_Exercise aim_: Reproduce the material below line by line, beginning with its first line and ending with the line that contains "1, 2, 3, 4, 5]"; leave out pictures.

_Record excerpts_:
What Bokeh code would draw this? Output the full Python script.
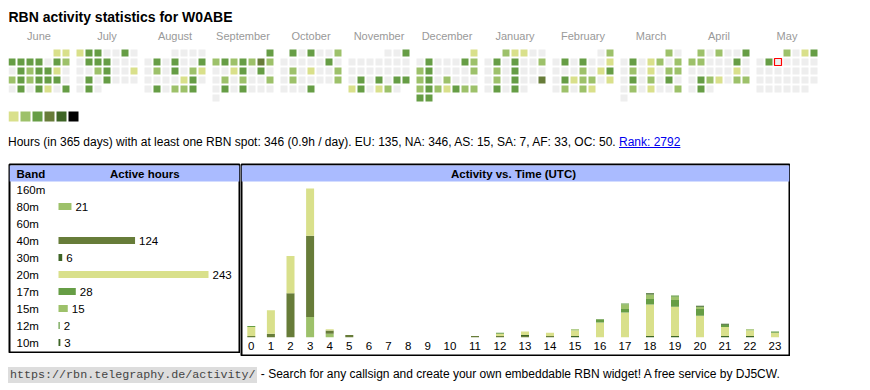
import calendar as pycal
from bokeh.plotting import figure
from bokeh.models import Range1d, ColumnDataSource, Div, Spacer
from bokeh.layouts import column, row
from bokeh.embed import file_html
from bokeh.resources import INLINE
from bokeh.core.properties import value

# ---------------- data ----------------
callsign = "W0ABE"
month_names = ["June", "July", "August", "September", "October", "November",
               "December", "January", "February", "March", "April", "May"]
month_years = [2024, 2024, 2024, 2024, 2024, 2024, 2024, 2025, 2025, 2025, 2025, 2025]
month_nums = [6, 7, 8, 9, 10, 11, 12, 1, 2, 3, 4, 5]

# activity level per day (0 = no spot, 1..6 = legend shades)
lv_jun = [1, 1, 3, 3, 3, 3, 0, 3, 2, 0, 3, 2, 3, 3, 1, 0, 2, 3, 2, 3, 3, 3, 0, 0, 3, 0, 3, 1, 0, 3]
lv_jul = [1, 3, 3, 0, 0, 3, 0, 0, 3, 3, 3, 0, 0, 0, 0, 0, 2, 3, 0, 0, 1, 0, 3, 0, 3, 0, 0, 0, 0, 3, 0]
lv_aug = [0, 0, 0, 0, 0, 3, 0, 3, 0, 0, 3, 0, 2, 0, 3, 0, 2, 1, 0, 0, 0, 0, 1, 3, 0, 0, 3, 0, 2, 2, 3]
lv_sep = [3, 2, 3, 2, 3, 2, 4, 2, 0, 0, 1, 3, 0, 3, 0, 0, 2, 0, 2, 0, 0, 2, 0, 3, 0, 3, 0, 0, 0, 0]
lv_oct = [3, 0, 3, 0, 0, 2, 0, 0, 0, 0, 0, 3, 0, 0, 2, 0, 1, 0, 0, 2, 0, 2, 0, 0, 0, 0, 2, 0, 0, 0, 3]
lv_nov = [0, 0, 3, 0, 0, 0, 0, 0, 0, 0, 0, 0, 0, 0, 0, 0, 0, 0, 3, 0, 3, 0, 3, 3, 1, 3, 0, 1, 2, 0]
lv_dec = [1, 0, 3, 0, 0, 0, 3, 2, 2, 3, 0, 0, 0, 0, 2, 2, 3, 0, 2, 0, 0, 0, 2, 3, 2, 1, 3, 2, 2, 3, 3]
lv_jan = [2, 1, 1, 0, 0, 0, 3, 0, 3, 0, 0, 2, 0, 2, 0, 3, 0, 0, 0, 0, 2, 0, 3, 0, 0, 4, 0, 3, 0, 3, 0]
lv_feb = [0, 2, 0, 3, 0, 3, 0, 0, 1, 0, 0, 0, 2, 0, 1, 3, 0, 3, 1, 2, 2, 0, 1, 0, 2, 0, 2, 1]
lv_mar = [2, 0, 0, 3, 0, 1, 2, 0, 2, 0, 2, 0, 1, 0, 2, 2, 0, 3, 0, 2, 0, 3, 0, 0, 2, 0, 1, 0, 0, 2, 0]
lv_apr = [2, 0, 2, 0, 0, 3, 2, 2, 0, 0, 0, 3, 0, 0, 0, 0, 0, 0, 1, 0, 0, 3, 2, 1, 0, 2, 2, 0, 3, 0]
lv_may = [2, 0, 1, 3, 0, 3, 0, 0, 0, 0, 0, 0, 0, 0, 0, 0, 0, 0, 0, 0, 0, 0, 0, 0, 0, 0, 0, 0, 0, 0, 0]
month_levels = [lv_jun, lv_jul, lv_aug, lv_sep, lv_oct, lv_nov,
                lv_dec, lv_jan, lv_feb, lv_mar, lv_apr, lv_may]
today_month, today_day = 11, 7

level_colors = ["#eeeeee", "#d9e08b", "#9dc16a", "#669d45", "#677c39", "#3e6526", "#000000"]

total_hours = 346
per_day = "0.9"
continents = ["EU", "NA", "AS", "SA", "AF", "OC"]
continent_hours = [135, 346, 15, 7, 33, 50]
rank = 2792

bands = ["160m", "80m", "60m", "40m", "30m", "20m", "17m", "15m", "12m", "10m"]
band_hours = [0, 21, 0, 124, 6, 243, 28, 15, 2, 3]
band_colors = ["#3e6526", "#9dc16a", "#677c39", "#677c39", "#3e6526",
               "#d9e08b", "#669d45", "#9dc16a", "#669d45", "#3e6526"]

utc_hours = list(range(24))
h160 = [0, 0, 0, 0, 0, 0, 0, 0, 0, 0, 0, 0, 0, 0, 0, 0, 0, 0, 0, 0, 0, 0, 0, 0]
h80 = [0, 0, 0, 18, 3, 0, 0, 0, 0, 0, 0, 0, 0, 0, 0, 0, 0, 0, 0, 0, 0, 0, 0, 0]
h60 = [0, 0, 0, 0, 0, 0, 0, 0, 0, 0, 0, 0, 0, 0, 0, 0, 0, 0, 0, 0, 0, 0, 0, 0]
h40 = [1, 3, 39, 72, 3, 2, 0, 0, 0, 0, 0, 1, 1, 1, 1, 0, 0, 0, 0, 0, 0, 0, 0, 0]
h30 = [0, 0, 0, 0, 0, 0, 0, 0, 0, 0, 0, 0, 0, 1, 0, 1, 0, 0, 1, 1, 0, 1, 1, 0]
h20 = [8, 21, 33, 42, 1, 0, 0, 0, 0, 0, 0, 0, 2, 3, 3, 5, 13, 22, 28, 26, 19, 8, 5, 4]
h17 = [1, 0, 0, 0, 0, 0, 0, 0, 0, 0, 0, 0, 1, 0, 0, 0, 3, 3, 5, 6, 6, 2, 0, 1]
h15 = [0, 0, 0, 0, 0, 0, 0, 0, 0, 0, 0, 0, 0, 0, 0, 1, 0, 4, 4, 3, 2, 0, 1, 0]
h12 = [0, 0, 0, 0, 0, 0, 0, 0, 0, 0, 0, 0, 0, 0, 0, 0, 0, 1, 0, 1, 0, 0, 0, 0]
h10 = [0, 0, 0, 0, 0, 0, 0, 0, 0, 0, 0, 0, 0, 0, 0, 0, 0, 0, 1, 0, 1, 1, 0, 0]
band_series = [h160, h80, h60, h40, h30, h20, h17, h15, h12, h10]

# ---------------- styles ----------------
FONT = "Liberation Sans"
HEADER_BLUE = "#aabbff"
W = 854


def make_fig(w, h, xr, yr, border, outline):
    p = figure(width=w, height=h, x_range=xr, y_range=yr, output_backend="svg",
               toolbar_location=None, x_axis_location=None, y_axis_location=None,
               min_border=border, background_fill_color="white",
               border_fill_color="white")
    p.grid.visible = False
    p.outline_line_color = "black" if outline else None
    p.outline_line_width = 2
    return p


# ---------------- calendar ----------------
CAL_H = 126
cal = make_fig(W, CAL_H, Range1d(0, W), Range1d(CAL_H, 0), 0, False)

cx, cy, cc, lc = [], [], [], []
for m, lv in enumerate(month_levels):
    first_wd, ndays = pycal.monthrange(month_years[m], month_nums[m])
    for d, level in enumerate(lv):
        idx = first_wd + d
        cx.append(68 * m + 9 * (idx % 7) + 3.5)
        cy.append(44.5 + 9 * (idx // 7))
        cc.append(level_colors[level])
        lc.append(m == today_month and d + 1 == today_day)
cal.rect(x=cx, y=cy, width=7, height=7, fill_color=cc, line_color=None)
tx = [x for x, l in zip(cx, lc) if l]
ty = [y for y, l in zip(cy, lc) if l]
cal.rect(x=tx, y=ty, width=7, height=7, fill_color=None, line_color="#ff0000", line_width=1.2)

cal.text(x=[68 * m + 30.5 for m in range(len(month_names))], y=[27] * len(month_names),
         text=month_names, text_align="center", text_baseline="middle",
         text_font=value(FONT), text_font_size="11px", text_color="#999999")
cal.text(x=[0], y=[8.5], text=["RBN activity statistics for " + callsign],
         text_baseline="middle", text_font=value(FONT), text_font_size="14px",
         text_font_style="bold", text_color="#000000")
nleg = len(level_colors) - 1
cal.rect(x=[12 * i + 5 for i in range(nleg)], y=[108] * nleg,
         width=10, height=10, fill_color=level_colors[1:], line_color=None)

# ---------------- stats line ----------------
cont_txt = ", ".join(f"{c}: {n}" for c, n in zip(continents, continent_hours))
stats = Div(width=W, height=29, margin=0, text=(
    f'<div style="font-family:\'Liberation Sans\',Arial,sans-serif;font-size:12px;'
    f'line-height:14px;padding-top:1px;color:#000;white-space:nowrap;">'
    f'Hours (in 365 days) with at least one RBN spot: {total_hours} ({per_day}h / day). '
    f'{cont_txt}. <a href="#" style="color:#0000ee;text-decoration:underline;">Rank: {rank}</a></div>'))

# ---------------- band table ----------------
BW, BH = 232, 190
k = 150 / max(band_hours)          # px per hour
x0 = 50                             # local px of zero
bx = Range1d((1 - x0) / k, (BW - 1 - x0) / k)
by = Range1d((BH - 1 - 26) / 17, (1 - 26) / 17)
bp = make_fig(BW, BH, bx, by, 1, True)
rows_i = list(range(len(bands)))
bp.quad(left=[bx.start], right=[bx.end], top=[(2 - 26) / 17], bottom=[(18 - 26) / 17],
        fill_color=HEADER_BLUE, line_color=None)
hdr_y = (10 - 26) / 17
bp.text(x=[bx.start], y=[hdr_y], x_offset=7, text=["Band"], text_baseline="middle",
        text_font=value(FONT), text_font_size="11.5px", text_font_style="bold")
bp.text(x=[(136.3 - x0) / k], y=[hdr_y], text=["Active hours"], text_align="center",
        text_baseline="middle", text_font=value(FONT), text_font_size="11.5px",
        text_font_style="bold")
bp.text(x=[bx.start] * len(bands), y=rows_i, x_offset=7, text=bands, text_baseline="middle",
        text_font=value(FONT), text_font_size="11.5px")
bp.hbar(y=rows_i, left=0, right=band_hours, height=7 / 17, fill_color=band_colors, line_color=None)
nz = [i for i, v in enumerate(band_hours) if v > 0]
bp.text(x=[band_hours[i] for i in nz], y=nz, x_offset=4, text=[str(band_hours[i]) for i in nz],
        text_baseline="middle", text_font=value(FONT), text_font_size="11.5px")

# ---------------- activity vs time ----------------
AW, AH = 550, 193
widths = [19.6 if h < 10 else 25 for h in utc_hours]
centers = []
acc = 1.0
for wd in widths:
    centers.append(acc + wd / 2)
    acc += wd
tot = [sum(s[i] for s in band_series) for i in range(len(utc_hours))]
base = 173.7
s = 148.7 / max(tot)
ax = Range1d(1, AW - 1)
ay = Range1d(-(AH - 1 - base) / s, (base - 1) / s)
ap = make_fig(AW, AH, ax, ay, 1, True)
ap.quad(left=[ax.start], right=[ax.end], top=[(base - 2) / s], bottom=[(base - 18) / s],
        fill_color=HEADER_BLUE, line_color=None)
ap.text(x=[273], y=[(base - 10) / s], text=["Activity vs. Time (UTC)"], text_align="center",
        text_baseline="middle", text_font=value(FONT), text_font_size="11.5px",
        text_font_style="bold")
data = {"x": centers}
for b, ser in zip(bands, band_series):
    data[b] = ser
src = ColumnDataSource(data)
ap.vbar_stack(bands, x="x", width=8, fill_color=band_colors, line_color=None, source=src)
ap.text(x=centers, y=[0] * len(utc_hours), y_offset=9, text=[str(h) for h in utc_hours],
        text_align="center", text_baseline="middle", text_font=value(FONT),
        text_font_size="11.5px")

# ---------------- footer ----------------
footer = Div(width=W, height=26, margin=0, text=(
    '<div style="font-family:\'Liberation Sans\',Arial,sans-serif;font-size:12px;'
    'line-height:14px;padding-top:11px;color:#000;white-space:nowrap;">'
    '<span style="font-family:\'Liberation Mono\',monospace;font-size:11.7px;background:#dddddd;'
    'color:#444;padding:1px 2px;">https://rbn.telegraphy.de/activity/</span>'
    ' - Search for any callsign and create your own embeddable RBN widget! '
    'A free service by DJ5CW.</div>'))

content = column(cal, stats, row(bp, ap), footer, spacing=0)
layout = column(Spacer(height=8, width=8),
                row(Spacer(width=8, height=8), content, spacing=0), spacing=0)
open("out.html", "w").write(file_html(layout, INLINE))
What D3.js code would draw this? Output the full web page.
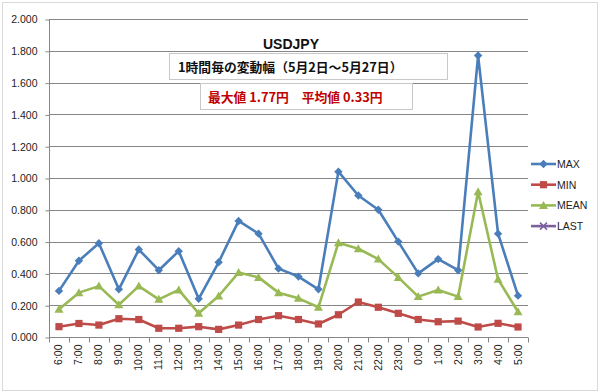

_Result for this exercise_:
What Bokeh code would draw this? Output the full Python script.
import calendar as pycal
from bokeh.plotting import figure
from bokeh.models import Range1d, ColumnDataSource, Div, Spacer
from bokeh.layouts import column, row
from bokeh.embed import file_html
from bokeh.resources import INLINE
from bokeh.core.properties import value

# ---------------- data ----------------
callsign = "W0ABE"
month_names = ["June", "July", "August", "September", "October", "November",
               "December", "January", "February", "March", "April", "May"]
month_years = [2024, 2024, 2024, 2024, 2024, 2024, 2024, 2025, 2025, 2025, 2025, 2025]
month_nums = [6, 7, 8, 9, 10, 11, 12, 1, 2, 3, 4, 5]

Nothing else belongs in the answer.